I talked about this salad on my Chipotle-Pomegranate Glazed Roasted Salmon post. It was to die for.

I think my favorite part was the sweet potatoes, mostly because they were roasted in salty bacon grease and sweet maple syrup.

Bacon Sweet Potato Spinach Salad recipe by Family Fresh Cooking:

2 pounds Sweet Potatoes (Garnet Yams), cleaned, skins left on, cut into 1 ” cubes

A pinch of Garlic Salt

A pinch of ground Cinnamon

A pinch of ground Ginger

A pinch of ground ground Black Pepper

A few tablespoons pure Maple Syrup

18-24 ounces Baby Spinach Leaves

12 ounces crumbled Bacon (I used uncured Pork Bacon in this recipe) set aside bacon grease

A few handfuls of Pomegranate Seeds (arils)
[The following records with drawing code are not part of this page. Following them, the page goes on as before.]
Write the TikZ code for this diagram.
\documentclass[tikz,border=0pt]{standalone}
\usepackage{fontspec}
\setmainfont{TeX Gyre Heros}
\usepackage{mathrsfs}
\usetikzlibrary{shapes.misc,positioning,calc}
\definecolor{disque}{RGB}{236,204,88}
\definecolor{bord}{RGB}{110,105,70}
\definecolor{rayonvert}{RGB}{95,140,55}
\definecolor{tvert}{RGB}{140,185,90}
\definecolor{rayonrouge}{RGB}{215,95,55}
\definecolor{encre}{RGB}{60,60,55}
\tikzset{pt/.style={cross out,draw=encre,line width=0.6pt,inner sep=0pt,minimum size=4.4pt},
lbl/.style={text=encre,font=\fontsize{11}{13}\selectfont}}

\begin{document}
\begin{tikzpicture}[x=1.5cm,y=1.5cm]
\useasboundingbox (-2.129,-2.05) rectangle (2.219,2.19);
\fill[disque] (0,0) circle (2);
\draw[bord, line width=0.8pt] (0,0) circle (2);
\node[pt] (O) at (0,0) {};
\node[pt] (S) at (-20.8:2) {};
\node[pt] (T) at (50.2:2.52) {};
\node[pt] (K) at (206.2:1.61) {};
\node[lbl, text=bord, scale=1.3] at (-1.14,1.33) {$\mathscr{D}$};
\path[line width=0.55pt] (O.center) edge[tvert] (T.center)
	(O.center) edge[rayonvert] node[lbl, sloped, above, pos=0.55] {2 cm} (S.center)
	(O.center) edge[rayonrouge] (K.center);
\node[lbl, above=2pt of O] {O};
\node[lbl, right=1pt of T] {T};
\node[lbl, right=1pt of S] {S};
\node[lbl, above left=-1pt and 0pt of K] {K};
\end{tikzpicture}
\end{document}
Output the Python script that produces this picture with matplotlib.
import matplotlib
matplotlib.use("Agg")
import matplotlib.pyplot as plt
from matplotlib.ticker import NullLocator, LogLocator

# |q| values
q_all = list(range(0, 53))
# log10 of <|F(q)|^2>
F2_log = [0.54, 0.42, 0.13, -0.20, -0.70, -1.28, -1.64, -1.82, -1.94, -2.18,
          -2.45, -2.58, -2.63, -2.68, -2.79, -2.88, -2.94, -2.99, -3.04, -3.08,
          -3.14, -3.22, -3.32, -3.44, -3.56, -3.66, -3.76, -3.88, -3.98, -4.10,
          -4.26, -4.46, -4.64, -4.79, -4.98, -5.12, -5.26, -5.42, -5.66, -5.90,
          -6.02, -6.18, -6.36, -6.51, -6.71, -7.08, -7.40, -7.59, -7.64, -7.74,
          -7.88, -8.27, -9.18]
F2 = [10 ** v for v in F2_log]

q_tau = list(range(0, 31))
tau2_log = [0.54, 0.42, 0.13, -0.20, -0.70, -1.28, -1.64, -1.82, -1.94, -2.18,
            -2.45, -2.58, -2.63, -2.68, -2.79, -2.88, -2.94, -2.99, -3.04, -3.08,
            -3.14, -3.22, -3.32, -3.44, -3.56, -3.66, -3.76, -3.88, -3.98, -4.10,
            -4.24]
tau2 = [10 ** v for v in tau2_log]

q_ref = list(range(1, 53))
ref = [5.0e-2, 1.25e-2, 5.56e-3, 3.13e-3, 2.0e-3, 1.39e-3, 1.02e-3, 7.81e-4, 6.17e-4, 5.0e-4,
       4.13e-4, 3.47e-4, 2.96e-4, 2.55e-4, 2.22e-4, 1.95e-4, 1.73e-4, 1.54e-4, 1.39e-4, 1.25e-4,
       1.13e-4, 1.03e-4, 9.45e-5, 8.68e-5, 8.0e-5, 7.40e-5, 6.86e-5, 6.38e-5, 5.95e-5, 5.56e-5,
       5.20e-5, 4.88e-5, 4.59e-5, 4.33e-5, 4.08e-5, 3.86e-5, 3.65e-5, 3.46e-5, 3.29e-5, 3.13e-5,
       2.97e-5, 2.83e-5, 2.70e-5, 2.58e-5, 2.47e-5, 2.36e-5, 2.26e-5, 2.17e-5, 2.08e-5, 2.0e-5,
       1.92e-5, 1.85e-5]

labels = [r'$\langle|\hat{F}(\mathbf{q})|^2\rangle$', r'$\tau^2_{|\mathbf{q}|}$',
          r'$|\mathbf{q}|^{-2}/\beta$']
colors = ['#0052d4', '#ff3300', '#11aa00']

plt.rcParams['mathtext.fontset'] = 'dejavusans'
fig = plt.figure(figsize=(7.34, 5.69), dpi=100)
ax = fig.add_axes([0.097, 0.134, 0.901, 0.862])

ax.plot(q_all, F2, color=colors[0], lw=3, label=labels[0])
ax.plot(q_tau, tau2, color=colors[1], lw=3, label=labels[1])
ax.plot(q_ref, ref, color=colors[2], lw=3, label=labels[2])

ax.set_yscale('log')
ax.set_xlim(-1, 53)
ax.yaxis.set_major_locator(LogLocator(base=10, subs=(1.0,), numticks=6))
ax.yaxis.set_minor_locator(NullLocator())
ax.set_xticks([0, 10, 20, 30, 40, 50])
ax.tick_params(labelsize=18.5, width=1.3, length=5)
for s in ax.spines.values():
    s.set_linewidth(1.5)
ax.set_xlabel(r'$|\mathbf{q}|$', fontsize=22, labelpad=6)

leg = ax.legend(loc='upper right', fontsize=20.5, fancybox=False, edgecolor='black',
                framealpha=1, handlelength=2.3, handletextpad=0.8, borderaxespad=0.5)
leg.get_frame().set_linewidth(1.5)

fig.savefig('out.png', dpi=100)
Grated Gruyére or your favorite cheese

  1. Preheat oven to 400˚F with rack in the center. Cook bacon until brown and crispy in a fry pan. Remove bacon from pan and drain on paper towels. Reserve bacon fat in a heat resistant container & set aside to cool a bit.
  2. Toss sweet potato chunks with garlic salt, cinnamon, ginger, black pepper maple syrup and some bacon grease. (A little bacon grease goes a long way, so add a small amount first and you can always add more. I use just enough oil to grease them until slightly glistening.) Spread sweet potatoes on a sheet pan in a single layer. Roast for about 35 minutes until cooked through and golden brown. Toss once with tongs about halfway through cooking time for even browning. Remove sweet potatoes from oven and let cool.
  3. Salad assembly: Put baby spinach in a large bowl. Top with roasted sweet potatoes, bacon crumbles, Gruyére and pomegranate seeds. You can season with some more garlic salt and black pepper if desired. When ready to serve, toss salad with your favorite vinaigrette dressing or olive oil and balsamic vinegar.
5 Comments leave one →
  1. Mom Pom permalink
    November 12, 2011 1:37 pm

    Seriously, this salad was wonderful, and I hate maple syrup. It was just the right amount so it lended flavor but you didn’t know what quite it was. Perhaps the bacon turned it into something better than it is on it’s own? Whatever, this has become my favorite winter salad. I would have never thought to pair roasted sweet potatoes with salad but am glad you introduced me to this union. Way to go!!!

  2. Rachel permalink
    November 14, 2011 3:18 pm

    This salad looks yummy! I want this exact mean next Tuesday! or are you going to want La Vics or a chicken bacon sandwich from Zanattos? mmmm so many decisions!! I can’t wait to pig out next week 🙂

    • November 14, 2011 3:58 pm

      I thought we were going to diet and keep each other in check?!

      • Rachel permalink
        November 14, 2011 7:40 pm

        That sounds nice in theory, but will NEVER happen!